From April to late October, the sun settles over the Adriatic; the days are long and warm and are best enjoyed in summer whites, flip-flops, and a glass of something cold.
It's the perfect time to visit, and if you do, here's my rough guide to the best of Croatia in ten stops.
Zagreb is the capital of Croatia. It's a compact city, with most of the city's landmarks, the city center, the Lower Town, and the historic quarters of Gornji Grad (Old Town) and Kaptol, all clustered around each other.
Once you get the sights out of the way, imitate the locals by finding a cafe and spending the day people watching.
2. Plitvice Lakes National Park
Not far from Zagreb is the Plitvice Lakes National Park, a set of sixteen lakes formed on a regenerative karstic basin.
As stone and water interact, they create a visual spectacle: cascades and waterfalls, natural limestone barriers, pools, underground streams, and caves.
The entire park, spread across two mountain ranges, is tied together with walkways and stairs, allowing visitors to explore the park in comfort.
Rovinj is a sun-tanned pastel town on the Istrian peninsula.
Once ruled by the Venetians, it has a strong Italian vibe but with a Croatian twist.
After spending some time around town, above town (in the church bell tower), and in the sea, head to a summer fiesta to experience local traditions and delicacies as well as the local spirit.
Motovun sits pretty on a hill above the Mirna Valley.

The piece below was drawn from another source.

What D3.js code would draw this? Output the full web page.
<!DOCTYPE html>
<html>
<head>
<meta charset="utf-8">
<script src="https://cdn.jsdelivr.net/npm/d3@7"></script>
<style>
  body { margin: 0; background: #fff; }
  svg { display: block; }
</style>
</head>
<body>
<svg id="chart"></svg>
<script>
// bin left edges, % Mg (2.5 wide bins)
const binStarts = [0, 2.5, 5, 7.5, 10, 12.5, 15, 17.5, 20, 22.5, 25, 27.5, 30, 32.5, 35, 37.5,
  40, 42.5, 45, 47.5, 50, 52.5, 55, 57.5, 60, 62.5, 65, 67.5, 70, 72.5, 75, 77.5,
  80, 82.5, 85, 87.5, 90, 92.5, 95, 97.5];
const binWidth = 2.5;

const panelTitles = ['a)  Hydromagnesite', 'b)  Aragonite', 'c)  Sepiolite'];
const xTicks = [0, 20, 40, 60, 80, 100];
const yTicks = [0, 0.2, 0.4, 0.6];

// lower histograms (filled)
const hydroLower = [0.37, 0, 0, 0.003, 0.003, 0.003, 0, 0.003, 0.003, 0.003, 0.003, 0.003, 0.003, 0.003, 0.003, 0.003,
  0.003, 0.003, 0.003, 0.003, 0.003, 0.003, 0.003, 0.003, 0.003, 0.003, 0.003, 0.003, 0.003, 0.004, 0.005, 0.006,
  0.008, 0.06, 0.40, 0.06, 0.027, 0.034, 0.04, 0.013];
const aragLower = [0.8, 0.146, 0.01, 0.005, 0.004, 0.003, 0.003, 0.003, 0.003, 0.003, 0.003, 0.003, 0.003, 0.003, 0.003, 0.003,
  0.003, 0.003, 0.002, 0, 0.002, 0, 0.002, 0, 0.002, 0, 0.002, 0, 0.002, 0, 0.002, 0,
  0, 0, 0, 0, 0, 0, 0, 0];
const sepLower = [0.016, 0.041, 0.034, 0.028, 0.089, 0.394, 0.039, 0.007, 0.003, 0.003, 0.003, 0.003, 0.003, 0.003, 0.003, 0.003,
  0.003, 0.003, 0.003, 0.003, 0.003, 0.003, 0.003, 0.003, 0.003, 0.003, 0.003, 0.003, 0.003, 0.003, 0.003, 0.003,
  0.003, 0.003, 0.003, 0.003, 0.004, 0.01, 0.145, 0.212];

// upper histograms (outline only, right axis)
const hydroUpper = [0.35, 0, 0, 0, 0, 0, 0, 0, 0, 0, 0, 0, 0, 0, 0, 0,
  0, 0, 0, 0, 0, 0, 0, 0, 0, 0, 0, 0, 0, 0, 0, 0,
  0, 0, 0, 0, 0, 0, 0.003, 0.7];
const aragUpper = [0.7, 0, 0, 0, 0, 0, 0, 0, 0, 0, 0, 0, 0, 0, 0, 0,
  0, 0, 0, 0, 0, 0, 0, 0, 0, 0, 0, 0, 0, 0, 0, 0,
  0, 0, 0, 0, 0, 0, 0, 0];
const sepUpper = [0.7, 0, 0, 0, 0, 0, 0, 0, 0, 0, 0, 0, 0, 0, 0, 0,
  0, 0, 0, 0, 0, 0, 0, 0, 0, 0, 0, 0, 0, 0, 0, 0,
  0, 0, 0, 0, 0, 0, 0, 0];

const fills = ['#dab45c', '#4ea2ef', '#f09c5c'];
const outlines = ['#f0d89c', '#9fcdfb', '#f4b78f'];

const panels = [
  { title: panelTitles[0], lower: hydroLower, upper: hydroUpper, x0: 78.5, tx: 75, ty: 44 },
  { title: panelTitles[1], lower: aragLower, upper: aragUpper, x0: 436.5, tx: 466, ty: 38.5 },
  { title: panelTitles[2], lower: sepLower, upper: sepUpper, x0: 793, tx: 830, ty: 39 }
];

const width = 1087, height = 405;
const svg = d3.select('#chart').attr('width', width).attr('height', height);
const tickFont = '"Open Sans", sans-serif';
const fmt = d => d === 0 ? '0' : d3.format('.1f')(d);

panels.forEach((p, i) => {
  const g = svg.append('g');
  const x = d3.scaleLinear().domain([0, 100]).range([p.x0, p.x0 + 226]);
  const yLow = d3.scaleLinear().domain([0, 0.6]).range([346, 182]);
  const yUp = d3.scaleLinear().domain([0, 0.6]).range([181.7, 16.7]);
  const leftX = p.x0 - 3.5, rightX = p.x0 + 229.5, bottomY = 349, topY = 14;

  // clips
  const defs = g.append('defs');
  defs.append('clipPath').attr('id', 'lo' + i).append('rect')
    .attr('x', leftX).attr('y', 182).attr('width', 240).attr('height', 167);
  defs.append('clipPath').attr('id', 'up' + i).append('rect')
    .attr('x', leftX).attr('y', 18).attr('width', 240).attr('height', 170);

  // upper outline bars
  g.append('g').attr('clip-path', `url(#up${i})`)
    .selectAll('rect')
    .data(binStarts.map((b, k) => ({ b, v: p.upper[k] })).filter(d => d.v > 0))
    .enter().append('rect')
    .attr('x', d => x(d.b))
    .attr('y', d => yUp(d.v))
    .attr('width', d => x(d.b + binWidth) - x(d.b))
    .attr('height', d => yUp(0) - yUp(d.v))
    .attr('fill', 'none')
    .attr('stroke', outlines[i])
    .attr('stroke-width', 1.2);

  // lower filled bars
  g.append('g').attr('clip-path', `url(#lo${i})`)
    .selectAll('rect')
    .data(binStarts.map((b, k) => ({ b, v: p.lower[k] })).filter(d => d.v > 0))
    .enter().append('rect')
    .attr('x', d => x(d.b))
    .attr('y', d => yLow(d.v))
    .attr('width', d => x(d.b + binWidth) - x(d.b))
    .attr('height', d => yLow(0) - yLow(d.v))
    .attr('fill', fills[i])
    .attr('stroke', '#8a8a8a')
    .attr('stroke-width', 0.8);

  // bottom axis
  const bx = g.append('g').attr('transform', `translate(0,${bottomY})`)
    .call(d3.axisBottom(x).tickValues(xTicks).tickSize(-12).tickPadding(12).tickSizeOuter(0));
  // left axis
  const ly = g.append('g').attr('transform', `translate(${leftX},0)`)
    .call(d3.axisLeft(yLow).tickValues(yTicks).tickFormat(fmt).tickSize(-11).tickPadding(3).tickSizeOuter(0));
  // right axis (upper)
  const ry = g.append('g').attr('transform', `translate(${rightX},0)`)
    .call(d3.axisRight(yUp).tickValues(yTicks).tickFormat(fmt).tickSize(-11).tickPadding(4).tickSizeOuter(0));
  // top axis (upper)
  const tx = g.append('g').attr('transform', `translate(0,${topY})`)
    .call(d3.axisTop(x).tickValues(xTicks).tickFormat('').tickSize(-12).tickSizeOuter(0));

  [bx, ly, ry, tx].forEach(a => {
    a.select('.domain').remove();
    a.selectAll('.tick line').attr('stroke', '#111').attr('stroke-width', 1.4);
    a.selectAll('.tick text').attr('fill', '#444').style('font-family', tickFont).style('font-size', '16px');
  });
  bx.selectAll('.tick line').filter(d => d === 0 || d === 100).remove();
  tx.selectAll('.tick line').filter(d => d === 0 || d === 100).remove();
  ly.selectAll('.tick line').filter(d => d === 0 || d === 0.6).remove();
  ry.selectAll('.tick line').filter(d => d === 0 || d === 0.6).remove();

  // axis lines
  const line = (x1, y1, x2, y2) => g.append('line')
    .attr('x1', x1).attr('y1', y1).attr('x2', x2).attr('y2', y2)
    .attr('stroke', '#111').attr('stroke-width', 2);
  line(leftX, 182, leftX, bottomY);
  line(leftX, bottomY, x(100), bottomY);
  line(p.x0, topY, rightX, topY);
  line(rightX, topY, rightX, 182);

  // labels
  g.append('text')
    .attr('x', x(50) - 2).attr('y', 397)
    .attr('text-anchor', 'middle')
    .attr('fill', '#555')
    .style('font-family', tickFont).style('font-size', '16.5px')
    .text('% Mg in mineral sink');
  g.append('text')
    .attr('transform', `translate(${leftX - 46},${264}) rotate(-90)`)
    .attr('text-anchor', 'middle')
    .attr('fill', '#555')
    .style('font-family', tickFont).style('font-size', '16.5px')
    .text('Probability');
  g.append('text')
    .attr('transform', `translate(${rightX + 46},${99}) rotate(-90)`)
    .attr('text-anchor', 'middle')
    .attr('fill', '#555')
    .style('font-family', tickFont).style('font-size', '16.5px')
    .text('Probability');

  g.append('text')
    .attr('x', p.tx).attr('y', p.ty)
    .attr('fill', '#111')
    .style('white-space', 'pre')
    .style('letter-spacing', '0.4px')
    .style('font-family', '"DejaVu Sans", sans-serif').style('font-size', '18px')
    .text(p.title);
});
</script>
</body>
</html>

This fairytale setting ensures the town's 12th-century walls see a lot of activity, especially during the summer.
In August there's the Motovun International Film Festival. Screens are set up along the town square as movie buffs gather by the thousands.

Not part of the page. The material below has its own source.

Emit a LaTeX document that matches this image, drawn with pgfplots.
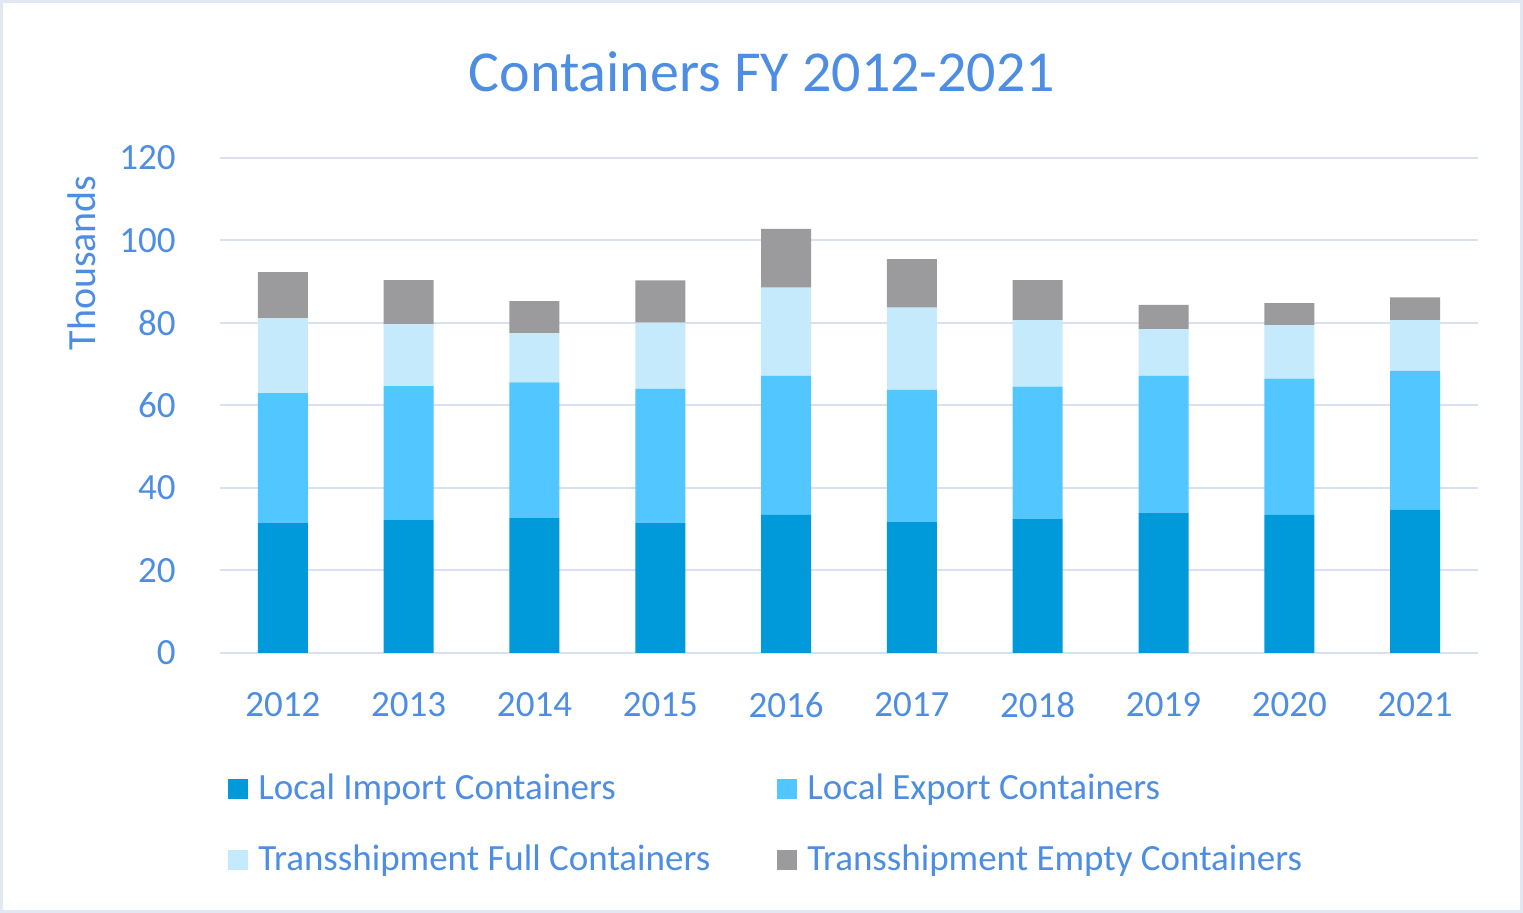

Come October, foodies appear out of the woodwork to take part in the “Day of Truffles,” celebrated across the valley.
Groznjan is an artists' colony not far from Motovun. This was a ghost town in decay when a group of artists moved in during the mid-sixties and transformed it.

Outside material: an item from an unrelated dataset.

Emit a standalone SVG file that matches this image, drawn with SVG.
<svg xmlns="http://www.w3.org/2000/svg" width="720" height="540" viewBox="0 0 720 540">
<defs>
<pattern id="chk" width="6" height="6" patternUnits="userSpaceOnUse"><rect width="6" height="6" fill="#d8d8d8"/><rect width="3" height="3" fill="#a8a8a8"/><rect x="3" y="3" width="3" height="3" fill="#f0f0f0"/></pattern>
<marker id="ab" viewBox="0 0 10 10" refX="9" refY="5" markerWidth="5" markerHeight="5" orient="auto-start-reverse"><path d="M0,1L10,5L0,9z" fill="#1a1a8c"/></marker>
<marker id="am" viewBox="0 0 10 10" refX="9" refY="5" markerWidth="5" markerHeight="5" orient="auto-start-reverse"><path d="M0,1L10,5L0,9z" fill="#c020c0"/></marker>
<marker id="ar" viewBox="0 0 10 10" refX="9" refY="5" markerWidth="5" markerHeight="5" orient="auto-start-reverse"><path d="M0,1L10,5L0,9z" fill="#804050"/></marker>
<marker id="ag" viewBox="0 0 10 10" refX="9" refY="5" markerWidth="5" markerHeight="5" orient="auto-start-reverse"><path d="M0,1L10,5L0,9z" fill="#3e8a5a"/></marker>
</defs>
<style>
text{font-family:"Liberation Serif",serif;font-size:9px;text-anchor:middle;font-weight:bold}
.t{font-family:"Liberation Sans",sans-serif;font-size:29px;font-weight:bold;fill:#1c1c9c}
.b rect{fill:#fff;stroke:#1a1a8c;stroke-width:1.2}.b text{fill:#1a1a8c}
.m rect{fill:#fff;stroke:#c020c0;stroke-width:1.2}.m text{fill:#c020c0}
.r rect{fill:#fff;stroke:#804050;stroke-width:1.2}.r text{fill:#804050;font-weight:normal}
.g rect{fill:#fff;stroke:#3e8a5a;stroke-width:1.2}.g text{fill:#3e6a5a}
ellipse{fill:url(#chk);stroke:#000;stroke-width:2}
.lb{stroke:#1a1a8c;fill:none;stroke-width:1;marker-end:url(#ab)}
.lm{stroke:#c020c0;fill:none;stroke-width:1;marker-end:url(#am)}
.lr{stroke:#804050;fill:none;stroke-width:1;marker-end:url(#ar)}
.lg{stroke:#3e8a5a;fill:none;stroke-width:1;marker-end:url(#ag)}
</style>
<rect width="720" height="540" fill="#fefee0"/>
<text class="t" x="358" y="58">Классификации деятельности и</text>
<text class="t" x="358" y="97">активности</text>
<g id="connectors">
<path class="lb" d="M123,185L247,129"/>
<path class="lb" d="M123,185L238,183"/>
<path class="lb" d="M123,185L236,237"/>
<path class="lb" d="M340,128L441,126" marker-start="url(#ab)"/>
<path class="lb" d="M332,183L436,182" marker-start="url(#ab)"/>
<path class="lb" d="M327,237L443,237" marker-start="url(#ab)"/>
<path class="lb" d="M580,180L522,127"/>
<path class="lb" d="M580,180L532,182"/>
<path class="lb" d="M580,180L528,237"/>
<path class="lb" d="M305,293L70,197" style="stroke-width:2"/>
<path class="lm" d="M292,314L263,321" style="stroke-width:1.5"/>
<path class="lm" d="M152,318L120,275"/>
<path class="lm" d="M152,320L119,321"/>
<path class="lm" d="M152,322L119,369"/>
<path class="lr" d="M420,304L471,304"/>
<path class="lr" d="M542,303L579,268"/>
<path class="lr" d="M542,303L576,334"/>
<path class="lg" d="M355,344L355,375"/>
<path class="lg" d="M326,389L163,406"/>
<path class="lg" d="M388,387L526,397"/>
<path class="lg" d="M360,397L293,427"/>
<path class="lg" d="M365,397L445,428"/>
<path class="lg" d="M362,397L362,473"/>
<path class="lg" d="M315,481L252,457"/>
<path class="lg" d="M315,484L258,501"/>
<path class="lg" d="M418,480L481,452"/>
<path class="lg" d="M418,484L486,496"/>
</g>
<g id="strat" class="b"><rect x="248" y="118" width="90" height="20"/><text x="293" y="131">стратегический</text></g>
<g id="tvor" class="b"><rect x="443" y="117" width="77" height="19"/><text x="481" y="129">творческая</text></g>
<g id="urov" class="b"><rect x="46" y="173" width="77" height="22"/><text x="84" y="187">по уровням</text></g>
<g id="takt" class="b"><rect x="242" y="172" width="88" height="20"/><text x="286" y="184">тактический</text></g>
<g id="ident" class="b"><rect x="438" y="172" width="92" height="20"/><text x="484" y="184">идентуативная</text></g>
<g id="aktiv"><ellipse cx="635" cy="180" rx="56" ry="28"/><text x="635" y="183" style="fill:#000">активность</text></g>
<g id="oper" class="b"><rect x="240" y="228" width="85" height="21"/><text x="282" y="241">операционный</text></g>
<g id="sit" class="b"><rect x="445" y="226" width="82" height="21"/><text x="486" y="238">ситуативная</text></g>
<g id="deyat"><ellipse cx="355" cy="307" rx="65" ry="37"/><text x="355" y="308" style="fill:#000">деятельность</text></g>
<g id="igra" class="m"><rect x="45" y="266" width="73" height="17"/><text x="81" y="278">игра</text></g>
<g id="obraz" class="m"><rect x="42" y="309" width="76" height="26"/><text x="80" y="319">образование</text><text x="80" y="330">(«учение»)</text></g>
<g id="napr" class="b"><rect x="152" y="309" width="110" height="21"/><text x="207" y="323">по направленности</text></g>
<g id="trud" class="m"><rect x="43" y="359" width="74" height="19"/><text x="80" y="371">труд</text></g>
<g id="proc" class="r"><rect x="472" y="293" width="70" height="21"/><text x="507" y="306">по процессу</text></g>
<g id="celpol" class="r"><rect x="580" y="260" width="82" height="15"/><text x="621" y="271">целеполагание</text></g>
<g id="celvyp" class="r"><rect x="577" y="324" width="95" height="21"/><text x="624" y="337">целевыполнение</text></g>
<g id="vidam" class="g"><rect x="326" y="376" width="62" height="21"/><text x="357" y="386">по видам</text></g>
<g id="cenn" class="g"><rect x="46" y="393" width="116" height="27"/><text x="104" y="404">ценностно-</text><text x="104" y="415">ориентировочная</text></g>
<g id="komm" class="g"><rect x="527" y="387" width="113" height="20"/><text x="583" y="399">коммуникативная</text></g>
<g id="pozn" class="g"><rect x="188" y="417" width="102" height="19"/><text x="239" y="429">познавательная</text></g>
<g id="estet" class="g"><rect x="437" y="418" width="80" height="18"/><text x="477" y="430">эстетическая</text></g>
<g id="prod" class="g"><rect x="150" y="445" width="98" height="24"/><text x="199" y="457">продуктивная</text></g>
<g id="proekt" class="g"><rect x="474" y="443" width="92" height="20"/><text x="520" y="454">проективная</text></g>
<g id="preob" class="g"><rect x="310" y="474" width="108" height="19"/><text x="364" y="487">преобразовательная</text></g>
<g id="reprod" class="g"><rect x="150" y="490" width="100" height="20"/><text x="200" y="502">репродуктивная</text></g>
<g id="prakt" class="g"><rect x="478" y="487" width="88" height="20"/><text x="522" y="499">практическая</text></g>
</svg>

Today Groznjan is a center for art and culture, known for its eclectic artists, studios, galleries, workshops, music schools, and concerts.
It also has a fair share of wine bars and restaurants serving local delicacies.
6. Split and Trogir
Split is Croatia's second city and an important commercial hub.
It is also home to one of Croatia's most significant historical sites – the 3rd century Diocletian Palace Complex.
This historical theme stretches right up to the museum town of Trogir, a few kilometers from Split.
Trogir is packed with landmarks, many of which are encased within the medieval town wall.
Hvar is known locally as the sunny island for the many hours of sunshine it enjoys year-round.
It is also known as the island of good living, with million-dollar yachts and famous personalities a constant feature on the local marina.
This high-profile energy also makes Hvar quite the party destination, from high-end clubs to cruises and beach parties; be sure to pack in your dressy shoes.
Vis is the furthest island on Croatia's Dalmatian coast. As a Yugoslav army base, it was off-limits to foreigners up till the mid-'90s.
Even today, it continues to be free of the summer rush common to the rest of Croatia.
There's a decent party along the marina now and then, but if it's a quiet break that you want, think ripening vineyards, quiet beaches, and secluded bays – Vis is worth a visit.
The island of Korchula has always been popular with travelers, which is fitting considering a legend that claims Marco Polo was born here.
Its biggest town (and attraction) is the fortified 15th-century Korchula town known as “Little Dubrovnik.”
But the island is more than just one town; between vineyards, olive groves, fishing villages, and sandy beaches, there isn't a minute to spare.
Dubrovnik is Croatia's most famous destination and with good reason.
This 7th-century town is counted amongst the world's most impressive fortified cities.
Within the walls, many worlds thrive. Ancient towers and defense posts, historic churches and museums, and modern homes all stand tall along the same white-stoned streets. And beyond the walls, the blue sea beckons.